Back in ‘90s Marysville, we weren’t snorting snow in gilded bathrooms or shacking up with Bianca Jagger. We were eight, and while it wasn’t a New York City night club, the Marysville skating rink was just about the coolest place an eight year old could throw a birthday party in a 20 mile radius. We didn’t have drugs or Halston dresses, but we were rich with ice cream cake and the flavored roll-on lip-gloss the rink sold for $3 (I’m still convinced it was fruit-flavored vegetable oil). The DJ? Certainly not Larry Levan or Frankie Knuckles. I’m fairly sure there wasn’t even a human behind the music programming at all, but a CD that favored acts like Shaggy, LeAnn Rimes, and Hanson. Such were the times.

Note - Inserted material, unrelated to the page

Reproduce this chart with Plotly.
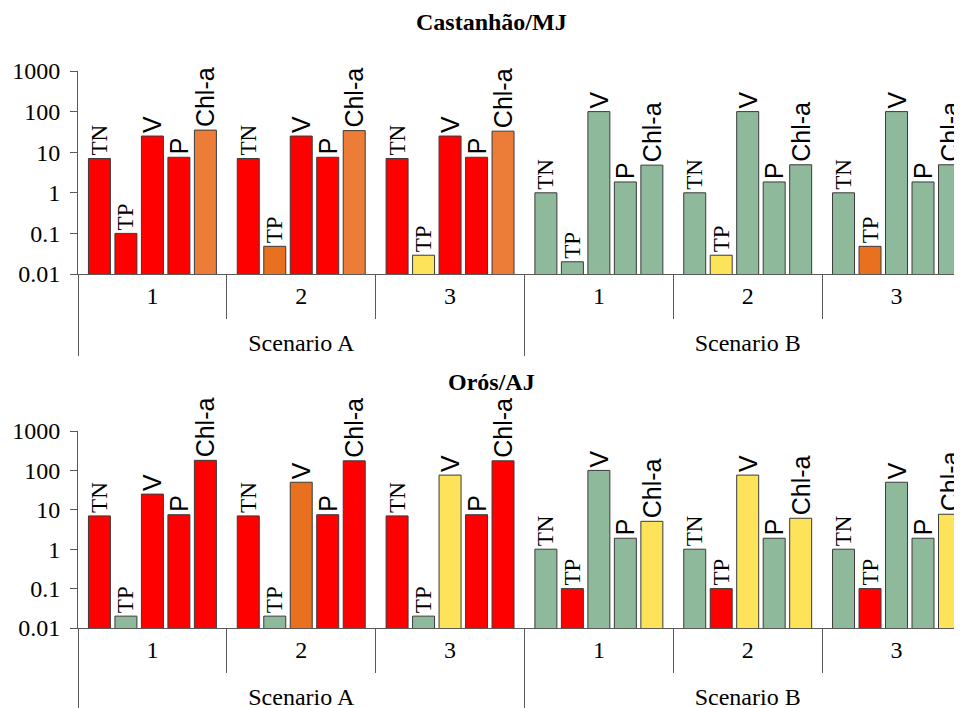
import plotly.graph_objects as go

# ---------------- data ----------------
scenarios = ["Scenario A", "Scenario A", "Scenario A", "Scenario B", "Scenario B", "Scenario B"]
runs = ["1", "2", "3", "1", "2", "3"]
variables = ["TN", "TP", "V", "P", "Chl-a"]
y_tickvals = [0.01, 0.1, 1, 10, 100, 1000]
y_ticktext = ["0.01", "0.1", "1", "10", "100", "1000"]

# Castanhão/MJ
cas_TN = [7.0, 7.0, 7.0, 1.0, 1.0, 1.0]
cas_TP = [0.1, 0.048, 0.029, 0.02, 0.029, 0.048]
cas_V = [25, 25, 25, 100, 100, 100]
cas_P = [7.5, 7.5, 7.5, 1.85, 1.85, 1.85]
cas_Chl = [35, 34, 33, 4.8, 4.9, 4.9]
cas_TN_cls = ["R", "R", "R", "G", "G", "G"]
cas_TP_cls = ["R", "O", "Y", "G", "Y", "O"]
cas_V_cls = ["R", "R", "R", "G", "G", "G"]
cas_P_cls = ["R", "R", "R", "G", "G", "G"]
cas_Chl_cls = ["OG", "OG", "OG", "G", "G", "G"]

# Orós/AJ
oro_TN = [7.0, 7.0, 7.0, 1.0, 1.0, 1.0]
oro_TP = [0.02, 0.02, 0.02, 0.1, 0.1, 0.1]
oro_V = [25, 50, 76, 100, 76, 50]
oro_P = [7.5, 7.5, 7.5, 1.9, 1.9, 1.9]
oro_Chl = [180, 175, 175, 5.1, 6.1, 7.7]
oro_TN_cls = ["R", "R", "R", "G", "G", "G"]
oro_TP_cls = ["G", "G", "G", "R", "R", "R"]
oro_V_cls = ["R", "O", "Y", "G", "Y", "G"]
oro_P_cls = ["R", "R", "R", "G", "G", "G"]
oro_Chl_cls = ["R", "R", "R", "Y", "Y", "Y"]

charts = [
    ("Castanhão/MJ", [cas_TN, cas_TP, cas_V, cas_P, cas_Chl],
     [cas_TN_cls, cas_TP_cls, cas_V_cls, cas_P_cls, cas_Chl_cls]),
    ("Orós/AJ", [oro_TN, oro_TP, oro_V, oro_P, oro_Chl],
     [oro_TN_cls, oro_TP_cls, oro_V_cls, oro_P_cls, oro_Chl_cls]),
]

# ---------------- style ----------------
COLORS = {"R": "#FF0000", "O": "#E8701E", "Y": "#FDE35A", "G": "#8FB99B", "OG": "#EC7D38"}
SERIF = "Liberation Serif, Times New Roman, serif"
SANS = "Liberation Sans, Arial, sans-serif"
LABEL_FONT = {"TN": (SERIF, 23), "TP": (SERIF, 23), "V": (SANS, 25), "P": (SANS, 25),
              "Chl-a": (SANS, 25)}
AXC = "#595959"

# page is offset by the default 8px body margin -> figure is 8px smaller
OFF = 8
W, H = 962 - OFF, 708 - OFF

def py(page_y):
    return 1 - (page_y - OFF) / H

def px(page_x):
    return (page_x - OFF) / W

SPAN = '<span style="font-size:24px">%s</span>'
outer_labels = ["<br>" + SPAN % s for s in scenarios]
inner_labels = [SPAN % r for r in runs]

fig = go.Figure()
ydomains = [[py(274), py(71)], [py(628), py(431)]]
title_y = [py(22), py(382)]

for k, (title, series, classes) in enumerate(charts):
    xa = "x" if k == 0 else "x2"
    ya = "y" if k == 0 else "y2"
    for var, vals, cls in zip(variables, series, classes):
        fig.add_trace(go.Bar(
            x=[outer_labels, inner_labels], y=vals, xaxis=xa, yaxis=ya,
            offsetgroup=var, name=var, showlegend=False,
            marker=dict(color=[COLORS[c] for c in cls],
                        line=dict(color="#3a3a3a", width=1)),
            hoverinfo="y",
        ))
        fam, size = LABEL_FONT[var]
        lf = dict(family=fam, size=size, color="black")
        fig.add_trace(go.Bar(
            x=[outer_labels, inner_labels], y=vals, xaxis=xa, yaxis=ya,
            offsetgroup=var, name=var, showlegend=False,
            marker=dict(color="rgba(0,0,0,0)", line=dict(width=0)),
            text=[var] * len(vals), textposition="outside", textangle=-90,
            constraintext="none", cliponaxis=False,
            textfont=lf, outsidetextfont=lf,
            hoverinfo="skip",
        ))
    fig.add_annotation(text="<b>%s</b>" % title, xref="paper", yref="paper",
                       x=px(492), y=title_y[k], xanchor="center", yanchor="middle",
                       showarrow=False, font=dict(family=SERIF, size=24, color="black"))

xcommon = dict(type="multicategory", domain=[px(78), 1], range=[-0.5, 5.44],
               automargin=False,
               showline=True, linecolor=AXC, linewidth=1,
               ticks="outside", ticklen=44, tickcolor=AXC, tickwidth=1,
               showdividers=True, dividercolor=AXC, dividerwidth=1,
               showgrid=False, zeroline=False, ticklabelstandoff=6,
               tickfont=dict(family=SERIF, size=19, color="black"))
ycommon = dict(type="log", range=[-2, 3], tickvals=y_tickvals, ticktext=y_ticktext,
               automargin=False,
               showline=True, linecolor=AXC, linewidth=1,
               ticks="outside", ticklen=7, tickcolor=AXC, ticklabelstandoff=5,
               showgrid=False, zeroline=False,
               tickfont=dict(family=SERIF, size=24, color="black"))

fig.update_layout(
    width=W, height=H,
    margin=dict(l=0, r=0, t=0, b=0, pad=0),
    paper_bgcolor="white", plot_bgcolor="white",
    barmode="group", bargap=0.11, bargroupgap=0.17,
    xaxis=dict(xcommon, anchor="y"),
    yaxis=dict(ycommon, domain=ydomains[0], anchor="x"),
    xaxis2=dict(xcommon, anchor="y2"),
    yaxis2=dict(ycommon, domain=ydomains[1], anchor="x2"),
)

fig.write_html("out.html")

Naturally, there’s no comparison between the glamorous disco clubs of the ‘70s and my barely-local roller rink, but they both boasted that mirrored mosaic sphere that is the disco ball; and that’s one of the most magical things about it. Aside from its overwhelming ability to *sparkle*, the disco ball is a remarkably democratic piece of party paraphernalia. Even if you aren’t among the rich and famous folks about town, chances are you can afford a seat at a bar with a disco ball overhead, or better yet, your own for home use. This may not have been the case in the early 1970s, when manufacturers like Omega were charging around $4,000 for a 48-inch ball. These days you can nab one second-hand, buy an inflatable version, or even make your own. The possibilities are endless, and the emblem is timeless.

New York’s own Museum of Sex recognized this timelessness; the museum has enshrined the disco era in Night Fever: New York Disco 1977-1979, a collection of photographs by Bill Bernstein, who captured iconic nightlife images at joints like Studio 54, Xenon, Electric Circus, and more. Bernstein was the man on the scene, and to honor his exceptional work, MoSex didn’t go the normal route with regards to museum curation. Instead of white walls, frames, and text panels, MoSex transformed their bar into a disco itself, playing nonstop cuts like “Boogie Oogie Oogie,” “Ladies Night,” “A Fifth of Beethoven,” and all the Bee Gees hits you can strut to. According to MoSex’s website, Night Fever includes a “an original Richard Long Audio System (infamously associated with clubs like Studio 54 and Paradise Garage) along with guest appearances by disco-era DJs” and “a retro ‘70s cocktail menu” to enhance the experience. Oh, and a total of SEVEN disco balls. One large ball in the center of the ceiling, and six smaller ones clustered around it, like planets surrounding the sun.

The lasting presence of the disco ball is perhaps its most fascinating quality. It remains a completely relevant symbol (as proven by acts like Madonna, U2, and the English music festival Bestival) despite being completely analog. At the end of the day, the disco ball is merely a sphere covered in mirrored squares of varying size. And yet it is so much more than that. It is a silent choreographer, keeping the room in perpetual motion…an egalitarian beacon, showering everyone with a little bit of spotlight.